- Film poster
- Directed by: Anthony Marciano
- Produced by: Alain Goldman
- Distributed by: Mars Distribution
- Release date: 15 April 2015;
- Running time: 87 minutes
- Country: France
- Language: French
- Budget: $11.1 million
- Box office: $7.2 million

= Robin des bois, la véritable histoire =

Robin des bois, la véritable histoire (Robin Hood, the true story) is a 2015 French comedy film.

==Plot==
Robin Hood is a seedy crook. He and his accomplice Tuck rob the poor, women, the elderly, the blind, and the disabled. The rest? Too risky.
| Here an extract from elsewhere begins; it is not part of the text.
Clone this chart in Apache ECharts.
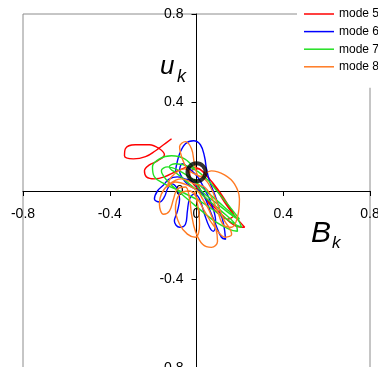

But even the bad guys have dreams and theirs is to buy the most popular brothel in the city, the Pussycat. Robin, who stops at nothing when it comes to getting rich, then decides to get the money to realize this dream by robbing the Nottingham tax office. But his meeting with a Sherwood gang of vigilantes, who rob the rich to give to the poor, will thwart his plans. Little John, Marianne and their friends have in fact had exactly the same idea as him to rob the Sheriff of Nottingham. The – true – story of Robin Hood can finally begin!

==Reception==
In France, the film received generally negative reviews. It achieves a score of 1.9 / 5 on AlloCiné.

==Interesting facts==
- The interior scenes of Nottingham Castle were recorded in the film studio in Fót.
- The village of the Sherwood gang was in the forest near Göböljárás in Fejér County. The same scenery village also appears in the second part of the first season of the series titled The Last Kingdom.
- The scene when the outlaws attack Mariann and then Little John takes Robin Hood to the village was shot in the Dobogókő forest.